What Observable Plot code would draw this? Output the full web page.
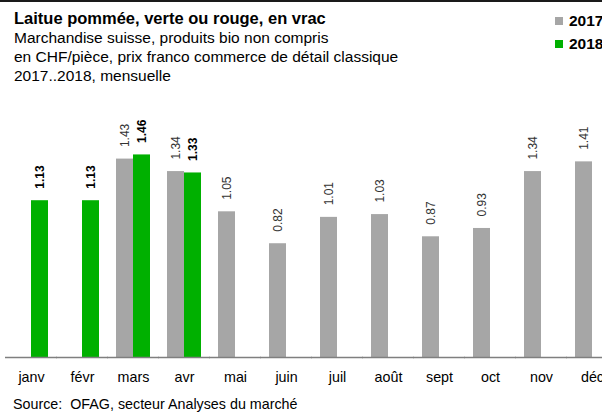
<!DOCTYPE html>
<html>
<head>
<meta charset="utf-8">
<script src="https://cdn.jsdelivr.net/npm/d3@7"></script>
<script src="https://cdn.jsdelivr.net/npm/@observablehq/plot@0.6"></script>
<style>
  html, body { margin: 0; padding: 0; width: 602px; height: 412px; overflow: hidden; background: #fff; }
  body { position: relative; font-family: "Liberation Sans", Arial, sans-serif; color: #000; }
  #topline { position: absolute; left: 0; top: 0; width: 602px; height: 2px; background: #1a1a1a; }
  #title { position: absolute; left: 14px; top: 8px; font-weight: bold; font-size: 16.5px; line-height: 20px; white-space: nowrap; }
  #subtitle { position: absolute; left: 14px; top: 28px; font-size: 15.5px; line-height: 19px; white-space: nowrap; }
  #legend { position: absolute; left: 555px; top: 9px; font-weight: bold; font-size: 15.5px; line-height: 23px; white-space: nowrap; }
  #legend .sw { display: inline-block; width: 8px; height: 8px; margin-right: 6px; vertical-align: 1px; }
  #chart { position: absolute; left: 0; top: 90px; width: 620px; }
  #chart svg { max-width: none !important; }
  #source { position: absolute; left: 13px; top: 396px; font-size: 14.3px; line-height: 16px; white-space: pre; }
</style>
</head>
<body>
<div id="topline"></div>
<div id="title"></div>
<div id="subtitle"></div>
<div id="legend"></div>
<div id="chart"></div>
<div id="source"></div>
<script>
const titleText = "Laitue pommée, verte ou rouge, en vrac";
const subtitleLines = [
  "Marchandise suisse, produits bio non compris",
  "en CHF/pièce, prix franco commerce de détail classique",
  "2017..2018, mensuelle"
];
const sourceText = "Source:  OFAG, secteur Analyses du marché";

const months = ["janv", "févr", "mars", "avr", "mai", "juin", "juil", "août", "sept", "oct", "nov", "déc"];
const years = ["2017", "2018"];
const values2017 = [null, null, 1.43, 1.34, 1.05, 0.82, 1.01, 1.03, 0.87, 0.93, 1.34, 1.41];
const values2018 = [1.13, 1.13, 1.46, 1.33, null, null, null, null, null, null, null, null];
const colors = ["#a6a6a6", "#00b000"];

document.getElementById("title").textContent = titleText;
document.getElementById("subtitle").innerHTML = subtitleLines.map(s => `<div>${s}</div>`).join("");
document.getElementById("source").textContent = sourceText;
document.getElementById("legend").innerHTML = years.map((y, i) =>
  `<div><span class="sw" style="background:${colors[i]}"></span>${y}</div>`).join("");

const data = [];
months.forEach((m, i) => {
  if (values2017[i] != null) data.push({month: m, year: "2017", value: values2017[i]});
  if (values2018[i] != null) data.push({month: m, year: "2018", value: values2018[i]});
});
const data2017 = data.filter(d => d.year === "2017");
const data2018 = data.filter(d => d.year === "2018");

const labelOpts = {
  fx: "month", x: "year", y: "value",
  text: d => d.value.toFixed(2),
  rotate: -90, textAnchor: "start", dy: -12, fontSize: 12
};

const chart = Plot.plot({
  width: 620,
  height: 300,
  marginLeft: 4,
  marginRight: 1.5,
  marginTop: 45,
  marginBottom: 33,
  style: {fontFamily: "Liberation Sans, Arial, sans-serif", background: "transparent", overflow: "visible", maxWidth: "none"},
  fx: {domain: months, paddingInner: 0.33, paddingOuter: 0.165, label: null},
  x: {domain: years, axis: null, padding: 0},
  y: {domain: [0, 1.6], axis: null},
  color: {domain: years, range: colors},
  marks: [
    Plot.barY(data, {fx: "month", x: "year", y: "value", fill: "year"}),
    Plot.ruleY([0], {stroke: "#7f7f7f", strokeWidth: 1.5, insetLeft: -9, insetRight: -9}),
    Plot.text(data2017, {...labelOpts, fill: "#333", fontWeight: "normal"}),
    Plot.text(data2018, {...labelOpts, fill: "#000", fontWeight: "bold"}),
    Plot.axisFx({anchor: "bottom", tickSize: 0, tickPadding: 14, fontSize: 14.3, label: null, color: "#000"})
  ]
});
document.getElementById("chart").appendChild(chart);
</script>
</body>
</html>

##############################

> Task details:
Copy the material above exactly and drop the pictures.

> Solution for this problem:
What Observable Plot code would draw this? Output the full web page.
<!DOCTYPE html>
<html>
<head>
<meta charset="utf-8">
<script src="https://cdn.jsdelivr.net/npm/d3@7"></script>
<script src="https://cdn.jsdelivr.net/npm/@observablehq/plot@0.6"></script>
<style>
  html, body { margin: 0; padding: 0; width: 602px; height: 412px; overflow: hidden; background: #fff; }
  body { position: relative; font-family: "Liberation Sans", Arial, sans-serif; color: #000; }
  #topline { position: absolute; left: 0; top: 0; width: 602px; height: 2px; background: #1a1a1a; }
  #title { position: absolute; left: 14px; top: 8px; font-weight: bold; font-size: 16.5px; line-height: 20px; white-space: nowrap; }
  #subtitle { position: absolute; left: 14px; top: 28px; font-size: 15.5px; line-height: 19px; white-space: nowrap; }
  #legend { position: absolute; left: 555px; top: 9px; font-weight: bold; font-size: 15.5px; line-height: 23px; white-space: nowrap; }
  #legend .sw { display: inline-block; width: 8px; height: 8px; margin-right: 6px; vertical-align: 1px; }
  #chart { position: absolute; left: 0; top: 90px; width: 620px; }
  #chart svg { max-width: none !important; }
  #source { position: absolute; left: 13px; top: 396px; font-size: 14.3px; line-height: 16px; white-space: pre; }
</style>
</head>
<body>
<div id="topline"></div>
<div id="title"></div>
<div id="subtitle"></div>
<div id="legend"></div>
<div id="chart"></div>
<div id="source"></div>
<script>
const titleText = "Laitue pommée, verte ou rouge, en vrac";
const subtitleLines = [
  "Marchandise suisse, produits bio non compris",
  "en CHF/pièce, prix franco commerce de détail classique",
  "2017..2018, mensuelle"
];
const sourceText = "Source:  OFAG, secteur Analyses du marché";

const months = ["janv", "févr", "mars", "avr", "mai", "juin", "juil", "août", "sept", "oct", "nov", "déc"];
const years = ["2017", "2018"];
const values2017 = [null, null, 1.43, 1.34, 1.05, 0.82, 1.01, 1.03, 0.87, 0.93, 1.34, 1.41];
const values2018 = [1.13, 1.13, 1.46, 1.33, null, null, null, null, null, null, null, null];
const colors = ["#a6a6a6", "#00b000"];

document.getElementById("title").textContent = titleText;
document.getElementById("subtitle").innerHTML = subtitleLines.map(s => `<div>${s}</div>`).join("");
document.getElementById("source").textContent = sourceText;
document.getElementById("legend").innerHTML = years.map((y, i) =>
  `<div><span class="sw" style="background:${colors[i]}"></span>${y}</div>`).join("");

const data = [];
months.forEach((m, i) => {
  if (values2017[i] != null) data.push({month: m, year: "2017", value: values2017[i]});
  if (values2018[i] != null) data.push({month: m, year: "2018", value: values2018[i]});
});
const data2017 = data.filter(d => d.year === "2017");
const data2018 = data.filter(d => d.year === "2018");

const labelOpts = {
  fx: "month", x: "year", y: "value",
  text: d => d.value.toFixed(2),
  rotate: -90, textAnchor: "start", dy: -12, fontSize: 12
};

const chart = Plot.plot({
  width: 620,
  height: 300,
  marginLeft: 4,
  marginRight: 1.5,
  marginTop: 45,
  marginBottom: 33,
  style: {fontFamily: "Liberation Sans, Arial, sans-serif", background: "transparent", overflow: "visible", maxWidth: "none"},
  fx: {domain: months, paddingInner: 0.33, paddingOuter: 0.165, label: null},
  x: {domain: years, axis: null, padding: 0},
  y: {domain: [0, 1.6], axis: null},
  color: {domain: years, range: colors},
  marks: [
    Plot.barY(data, {fx: "month", x: "year", y: "value", fill: "year"}),
    Plot.ruleY([0], {stroke: "#7f7f7f", strokeWidth: 1.5, insetLeft: -9, insetRight: -9}),
    Plot.text(data2017, {...labelOpts, fill: "#333", fontWeight: "normal"}),
    Plot.text(data2018, {...labelOpts, fill: "#000", fontWeight: "bold"}),
    Plot.axisFx({anchor: "bottom", tickSize: 0, tickPadding: 14, fontSize: 14.3, label: null, color: "#000"})
  ]
});
document.getElementById("chart").appendChild(chart);
</script>
</body>
</html>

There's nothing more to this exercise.